## BEGIN Supplied material

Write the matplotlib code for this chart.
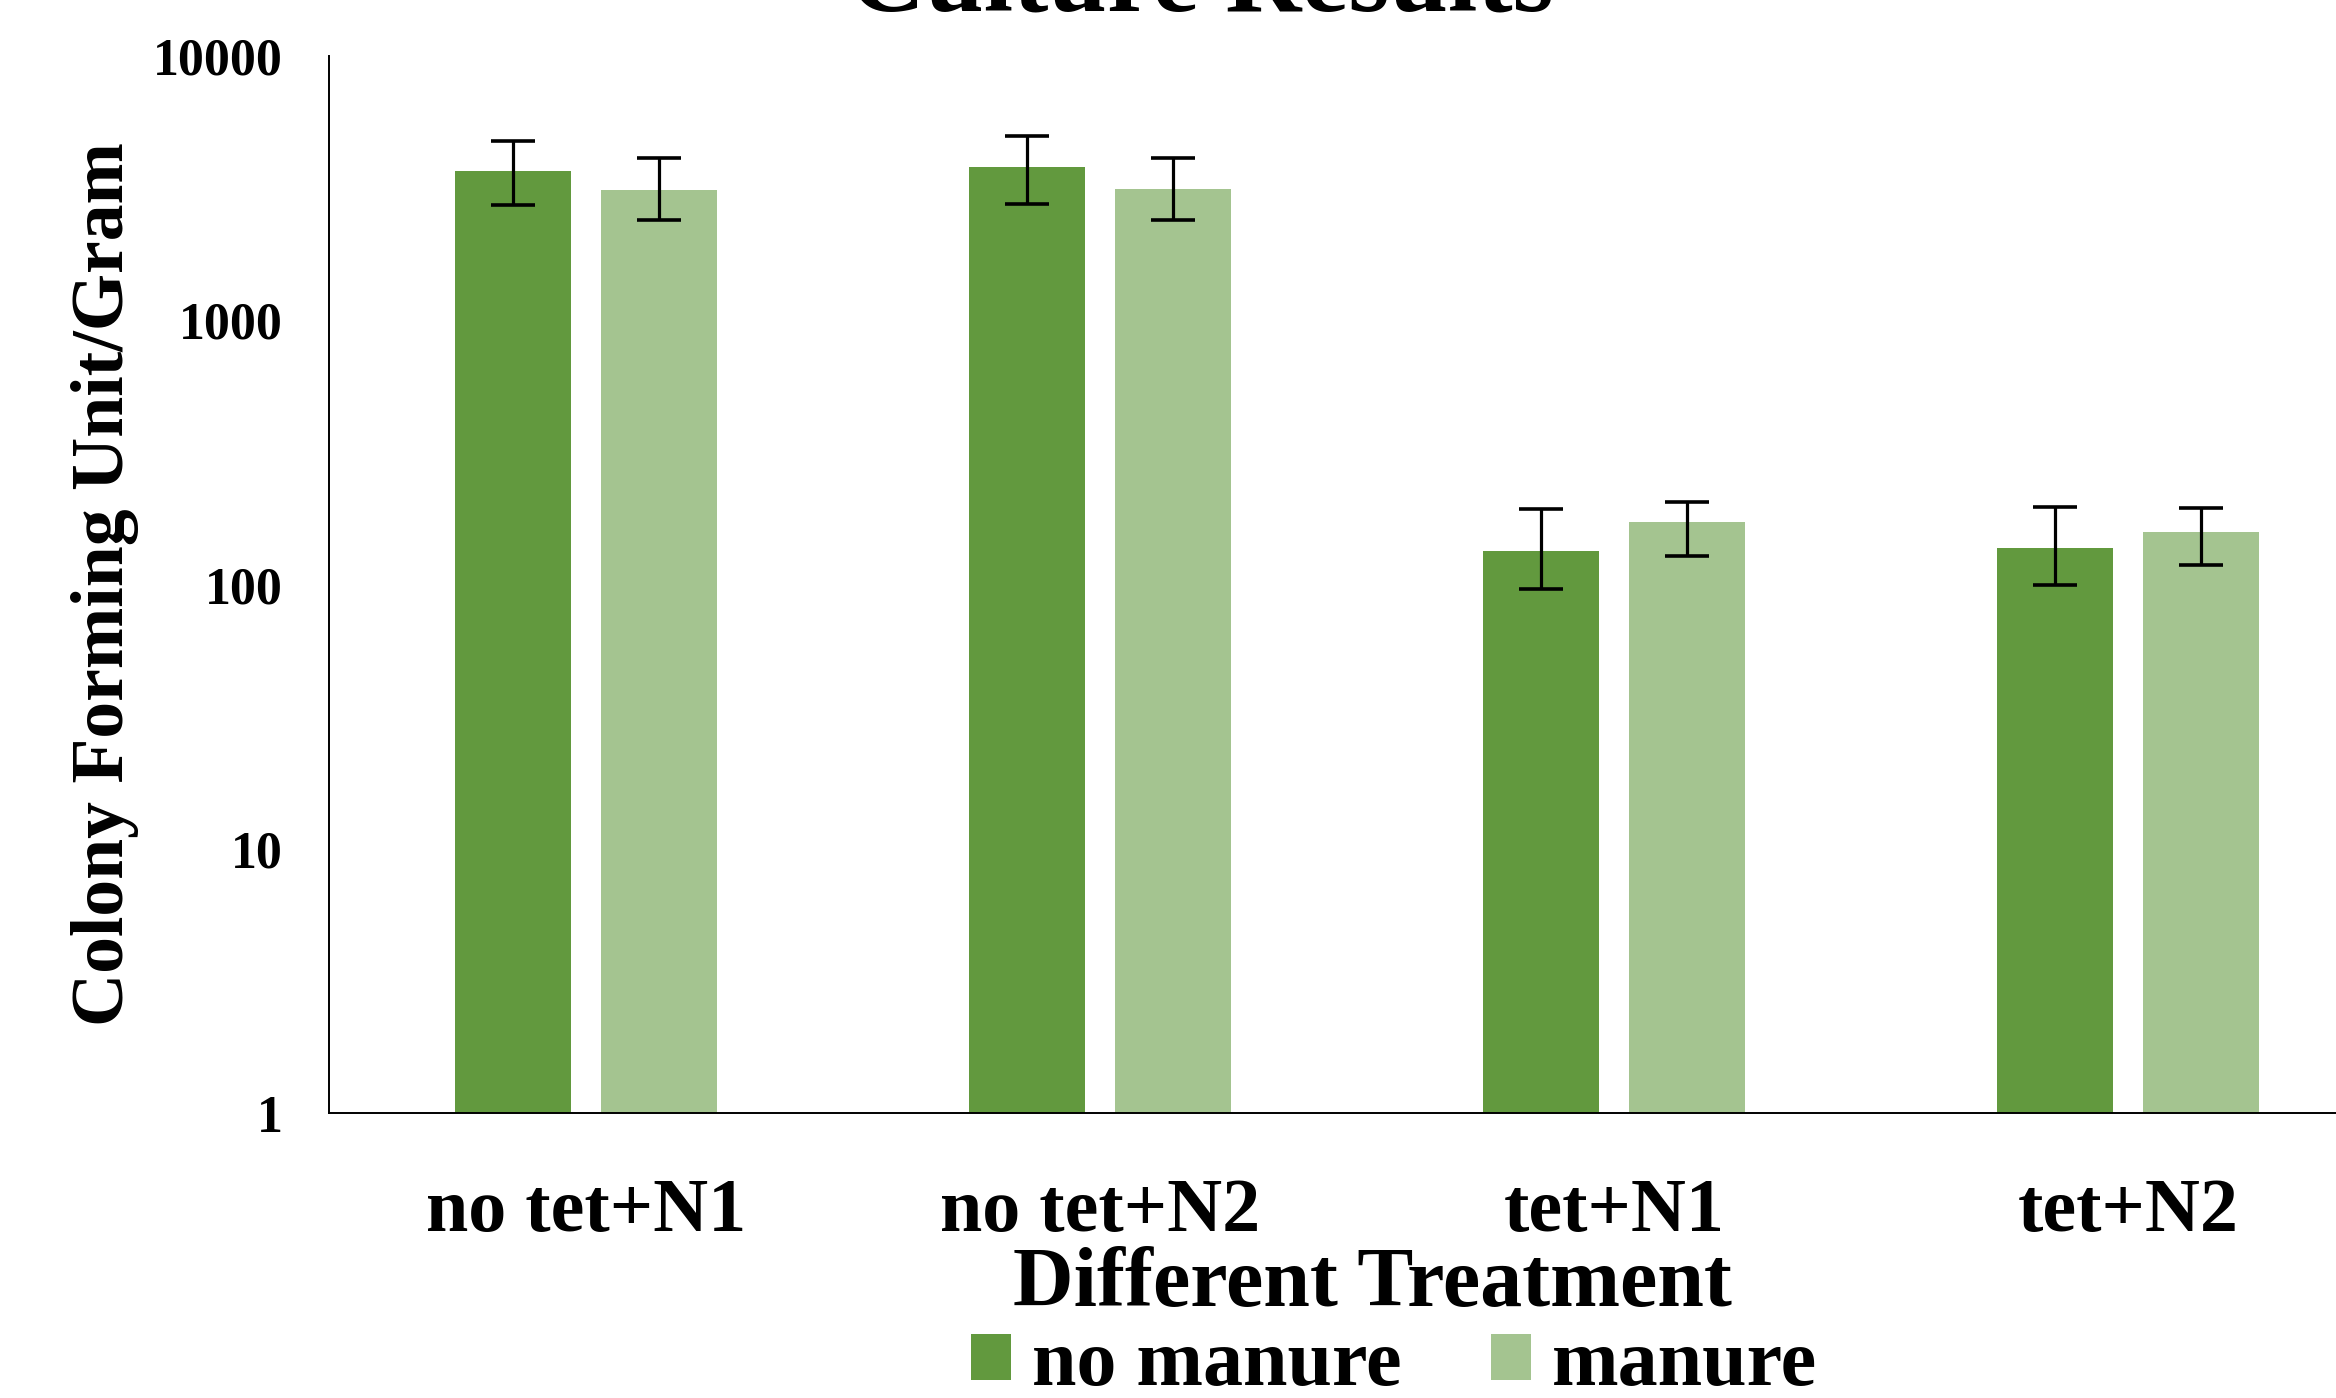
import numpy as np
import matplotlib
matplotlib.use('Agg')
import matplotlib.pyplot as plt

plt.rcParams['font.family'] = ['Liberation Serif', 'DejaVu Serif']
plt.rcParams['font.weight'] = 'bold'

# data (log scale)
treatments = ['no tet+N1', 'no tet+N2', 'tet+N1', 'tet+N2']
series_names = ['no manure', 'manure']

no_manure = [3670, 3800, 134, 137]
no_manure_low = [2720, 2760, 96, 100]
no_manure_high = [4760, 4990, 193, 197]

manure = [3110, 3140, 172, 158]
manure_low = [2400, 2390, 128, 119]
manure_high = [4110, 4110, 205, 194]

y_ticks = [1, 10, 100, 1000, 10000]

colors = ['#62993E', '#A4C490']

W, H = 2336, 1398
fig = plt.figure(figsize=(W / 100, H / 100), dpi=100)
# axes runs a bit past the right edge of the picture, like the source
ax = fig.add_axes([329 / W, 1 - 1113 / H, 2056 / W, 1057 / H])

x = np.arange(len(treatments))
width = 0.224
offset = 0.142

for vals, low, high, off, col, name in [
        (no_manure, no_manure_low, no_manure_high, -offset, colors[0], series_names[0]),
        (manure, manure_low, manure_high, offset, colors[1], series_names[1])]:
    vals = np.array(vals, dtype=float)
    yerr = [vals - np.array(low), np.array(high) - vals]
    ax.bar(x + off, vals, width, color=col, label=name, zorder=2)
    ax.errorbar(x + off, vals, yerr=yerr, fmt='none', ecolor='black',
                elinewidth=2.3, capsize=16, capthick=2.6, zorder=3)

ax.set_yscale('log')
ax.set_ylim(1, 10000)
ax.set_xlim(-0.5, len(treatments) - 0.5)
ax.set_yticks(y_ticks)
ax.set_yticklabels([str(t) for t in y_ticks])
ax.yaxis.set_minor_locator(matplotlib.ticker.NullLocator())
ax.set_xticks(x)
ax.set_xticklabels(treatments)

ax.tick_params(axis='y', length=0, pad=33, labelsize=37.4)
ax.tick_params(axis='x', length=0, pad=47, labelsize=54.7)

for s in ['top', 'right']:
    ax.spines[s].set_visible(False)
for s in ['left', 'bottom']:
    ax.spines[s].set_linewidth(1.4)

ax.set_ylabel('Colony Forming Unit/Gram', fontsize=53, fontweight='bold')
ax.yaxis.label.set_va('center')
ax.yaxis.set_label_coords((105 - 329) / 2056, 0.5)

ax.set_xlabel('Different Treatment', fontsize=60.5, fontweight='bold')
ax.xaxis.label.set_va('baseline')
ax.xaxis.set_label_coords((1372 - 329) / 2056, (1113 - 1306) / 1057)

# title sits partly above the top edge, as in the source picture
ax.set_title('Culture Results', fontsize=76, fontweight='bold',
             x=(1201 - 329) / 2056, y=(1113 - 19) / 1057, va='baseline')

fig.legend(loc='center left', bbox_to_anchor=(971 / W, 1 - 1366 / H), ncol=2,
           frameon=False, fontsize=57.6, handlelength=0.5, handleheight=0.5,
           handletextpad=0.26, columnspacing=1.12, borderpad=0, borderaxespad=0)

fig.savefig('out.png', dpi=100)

## END Supplied material

■ **Goal**
Return all lines with the word "chart" in them.

■ **Final result**
Write the matplotlib code for this chart.

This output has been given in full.